### Your task
Reproduce the material below line by line, beginning with its first line and ending with the line that contains "700, 800, 900];"; leave out pictures.

### Stored data
▼
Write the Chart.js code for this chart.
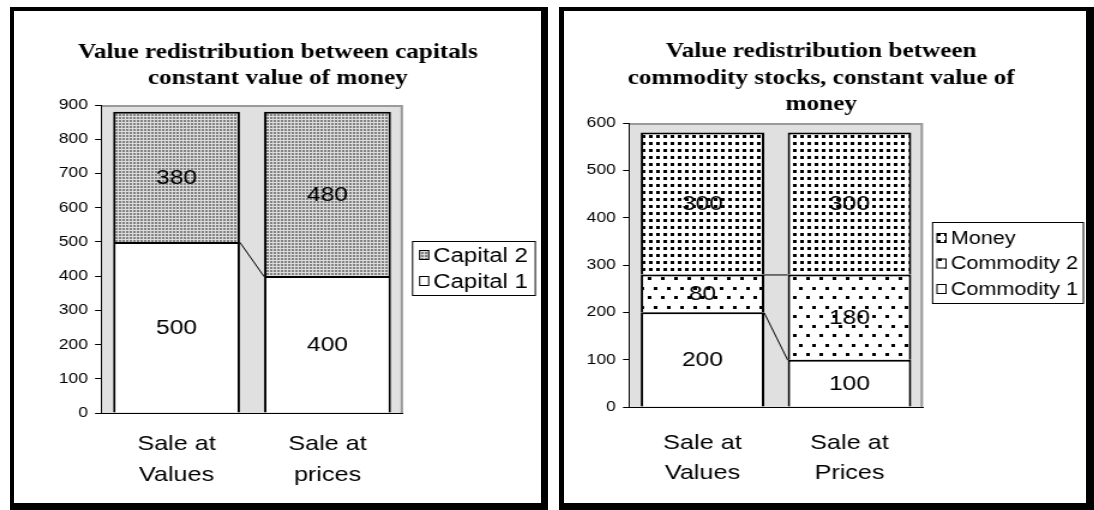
<!DOCTYPE html>
<html>
<head>
<meta charset="utf-8">
<script src="https://cdn.jsdelivr.net/npm/chart.js@4.4.1/dist/chart.umd.min.js"></script>
<style>
  html, body { margin: 0; padding: 0; background: #fff; width: 1094px; height: 510px; overflow: hidden; }
  canvas { position: absolute; top: 0; transform: scaleX(1.2); transform-origin: 0 0; }
  .frame { position: absolute; box-sizing: border-box; border-style: solid; border-color: #000; pointer-events: none; z-index: 5; }
</style>
</head>
<body>
<canvas id="c1" width="456" height="510" style="left:0px"></canvas>
<canvas id="c2" width="456" height="510" style="left:547px"></canvas>
<div class="frame" style="left:10px; top:7px; width:538px; height:503px; border-width:4px 7px 7px 4px;"></div>
<div class="frame" style="left:559px; top:7px; width:535px; height:503px; border-width:4px 8px 7px 5px;"></div>
<script>
// ---------- DATA ----------
const leftTitle = ["Value redistribution between capitals", "constant value of money"];
const leftCategories = [["Sale at", "Values"], ["Sale at", "prices"]];
const capital1 = [500, 400];
const capital2 = [380, 480];
const leftTicks = [0, 100, 200, 300, 400, 500, 600, 700, 800, 900];

const rightTitle = ["Value redistribution between", "commodity stocks, constant value of", "money"];
const rightCategories = [["Sale at", "Values"], ["Sale at", "Prices"]];
const commodity1 = [200, 100];
const commodity2 = [80, 180];
const money = [300, 300];
const rightTicks = [0, 100, 200, 300, 400, 500, 600];

// ---------- PATTERNS ----------
function makePattern(w, h, bg, dots, color) {
  const c = document.createElement('canvas');
  c.width = w; c.height = h;
  const x = c.getContext('2d');
  x.fillStyle = bg; x.fillRect(0, 0, w, h);
  x.fillStyle = color;
  dots.forEach(d => x.fillRect(d[0], d[1], d[2], d[3]));
  return x.createPattern(c, 'repeat');
}
const patCapital2 = makePattern(3, 3, '#dcdcdc', [[0, 0, 2, 2]], '#828282');
const patMoney = makePattern(6, 7, '#ffffff', [[1, 2, 3, 3]], '#000000');
const patCommodity2 = makePattern(11, 19, '#ffffff', [[1, 2, 3, 3], [7, 11, 3, 3]], '#000000');

const FONT = '"Liberation Sans", Arial, sans-serif';
const SERIF = '"Liberation Serif", "Times New Roman", serif';

// ---------- PLUGINS ----------
const areaBg = {
  id: 'areaBg',
  beforeDraw(chart) {
    const a = chart.chartArea, c = chart.ctx;
    c.save();
    c.fillStyle = '#e0e0e0';
    c.fillRect(a.left, a.top, a.right - a.left, a.bottom - a.top);
    c.strokeStyle = '#9a9a9a';
    c.lineWidth = 2;
    c.beginPath();
    c.moveTo(a.left, a.top + 1);
    c.lineTo(a.right - 1, a.top + 1);
    c.lineTo(a.right - 1, a.bottom);
    c.stroke();
    c.restore();
  }
};

const seriesLines = {
  id: 'seriesLines',
  afterDatasetsDraw(chart) {
    const c = chart.ctx;
    c.save();
    c.strokeStyle = '#000';
    c.lineWidth = 1;
    const n = chart.data.datasets.length;
    for (let i = 0; i < n - 1; i++) {
      const els = chart.getDatasetMeta(i).data;
      for (let j = 0; j < els.length - 1; j++) {
        const a = els[j], b = els[j + 1];
        c.beginPath();
        c.moveTo(a.x + a.width / 2, a.y + 0.5);
        c.lineTo(b.x - b.width / 2, b.y + 0.5);
        c.stroke();
      }
    }
    c.restore();
  }
};

const valueLabels = {
  id: 'valueLabels',
  afterDatasetsDraw(chart, args, opts) {
    const c = chart.ctx;
    c.save();
    c.font = opts.size + 'px ' + FONT;
    c.fillStyle = '#000';
    c.textAlign = 'center';
    c.textBaseline = 'middle';
    chart.data.datasets.forEach((ds, i) => {
      chart.getDatasetMeta(i).data.forEach((el, j) => {
        c.fillText(String(ds.data[j]), el.x, (el.y + el.base) / 2 + 1);
      });
    });
    c.restore();
  }
};

const fixedTitle = {
  id: 'fixedTitle',
  afterDraw(chart, args, opts) {
    const c = chart.ctx;
    c.save();
    c.font = 'bold ' + opts.size + 'px ' + SERIF;
    c.fillStyle = '#000';
    c.textAlign = 'center';
    c.textBaseline = 'alphabetic';
    opts.lines.forEach((t, i) => c.fillText(t, opts.x, opts.y + i * opts.step));
    c.restore();
  }
};

const boxLegend = {
  id: 'boxLegend',
  afterDraw(chart, args, opts) {
    const c = chart.ctx;
    c.save();
    c.fillStyle = '#fff';
    c.fillRect(opts.x, opts.y, opts.w, opts.h);
    c.strokeStyle = '#000';
    c.lineWidth = 1;
    c.strokeRect(opts.x + 0.5, opts.y + 0.5, opts.w - 1, opts.h - 1);
    c.font = opts.size + 'px ' + FONT;
    c.textBaseline = 'middle';
    c.textAlign = 'left';
    const ds = chart.data.datasets.slice().reverse();
    ds.forEach((d, i) => {
      const cy = opts.firstY + i * opts.step;
      const sx = opts.swatchX;
      c.fillStyle = d.backgroundColor;
      c.fillRect(sx, cy - 5, 8.5, 10);
      c.strokeStyle = '#000';
      c.strokeRect(sx + 0.5, cy - 4.5, 7.5, 9);
      c.fillStyle = '#000';
      c.fillText(d.label, opts.textX, cy + 1);
    });
    c.restore();
  }
};

function makeChart(id, cfg) {
  return new Chart(document.getElementById(id), {
    type: 'bar',
    data: {
      labels: cfg.categories,
      datasets: cfg.series.map(s => ({
        label: s.label,
        data: s.data,
        backgroundColor: s.bg,
        borderColor: '#000',
        borderWidth: 2,
        categoryPercentage: cfg.catPct,
        barPercentage: 1
      }))
    },
    options: {
      responsive: false,
      animation: false,
      devicePixelRatio: 1,
      events: [],
      layout: { padding: { left: 0, right: cfg.padRight, top: cfg.padTop, bottom: 0 } },
      scales: {
        x: {
          stacked: true,
          grid: { display: false, drawTicks: false },
          border: { display: true, color: '#000', width: 1 },
          ticks: { color: '#000', font: { family: FONT, size: 21, lineHeight: cfg.xLine }, padding: cfg.xPad, maxRotation: 0, autoSkip: false },
          afterFit: s => { s.height = cfg.xHeight; }
        },
        y: {
          stacked: true,
          min: 0,
          max: cfg.ticks[cfg.ticks.length - 1],
          afterBuildTicks: s => { s.ticks = cfg.ticks.map(v => ({ value: v })); },
          grid: { display: true, drawOnChartArea: false, drawTicks: true, tickLength: 5, color: '#000' },
          border: { display: true, color: '#000', width: 1 },
          ticks: { color: '#000', font: { family: FONT, size: 14.5 }, padding: 6 },
          afterFit: s => { s.width = cfg.yWidth; }
        }
      },
      plugins: {
        legend: { display: false },
        title: { display: false },
        tooltip: { enabled: false },
        valueLabels: { size: 20.5 },
        fixedTitle: cfg.title,
        boxLegend: cfg.legend
      }
    },
    plugins: [areaBg, seriesLines, valueLabels, fixedTitle, boxLegend]
  });
}

makeChart('c1', {
  categories: leftCategories,
  series: [
    { label: 'Capital 1', data: capital1, bg: '#ffffff' },
    { label: 'Capital 2', data: capital2, bg: patCapital2 }
  ],
  ticks: leftTicks,
  catPct: 0.84,
  padRight: 456 - 335.8,
  padTop: 105,
  xHeight: 97,
  xPad: 15,
  xLine: 1.5,
  yWidth: 84.2,
  title: { lines: leftTitle, x: 231.5, y: 57.5, step: 26.3, size: 21 },
  legend: { x: 343.3, y: 241, w: 103.3, h: 55, swatchX: 349.2, textX: 361, firstY: 255, step: 26, size: 20 }
});

makeChart('c2', {
  categories: rightCategories,
  series: [
    { label: 'Commodity 1', data: commodity1, bg: '#ffffff' },
    { label: 'Commodity 2', data: commodity2, bg: patCommodity2 },
    { label: 'Money', data: money, bg: patMoney }
  ],
  ticks: rightTicks,
  catPct: 0.84,
  padRight: 456 - 313.3,
  padTop: 123,
  xHeight: 103,
  xPad: 20.5,
  xLine: 1.45,
  yWidth: 68.3,
  title: { lines: rightTitle, x: 228.5, y: 57, step: 26.5, size: 21 },
  legend: { x: 320.8, y: 222, w: 126.7, h: 82, swatchX: 324.5, textX: 336.5, firstY: 238, step: 25.5, size: 18 }
});
</script>
</body>
</html>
▲
### Task response
Write the Chart.js code for this chart.
<!DOCTYPE html>
<html>
<head>
<meta charset="utf-8">
<script src="https://cdn.jsdelivr.net/npm/chart.js@4.4.1/dist/chart.umd.min.js"></script>
<style>
  html, body { margin: 0; padding: 0; background: #fff; width: 1094px; height: 510px; overflow: hidden; }
  canvas { position: absolute; top: 0; transform: scaleX(1.2); transform-origin: 0 0; }
  .frame { position: absolute; box-sizing: border-box; border-style: solid; border-color: #000; pointer-events: none; z-index: 5; }
</style>
</head>
<body>
<canvas id="c1" width="456" height="510" style="left:0px"></canvas>
<canvas id="c2" width="456" height="510" style="left:547px"></canvas>
<div class="frame" style="left:10px; top:7px; width:538px; height:503px; border-width:4px 7px 7px 4px;"></div>
<div class="frame" style="left:559px; top:7px; width:535px; height:503px; border-width:4px 8px 7px 5px;"></div>
<script>
// ---------- DATA ----------
const leftTitle = ["Value redistribution between capitals", "constant value of money"];
const leftCategories = [["Sale at", "Values"], ["Sale at", "prices"]];
const capital1 = [500, 400];
const capital2 = [380, 480];
const leftTicks = [0, 100, 200, 300, 400, 500, 600, 700, 800, 900];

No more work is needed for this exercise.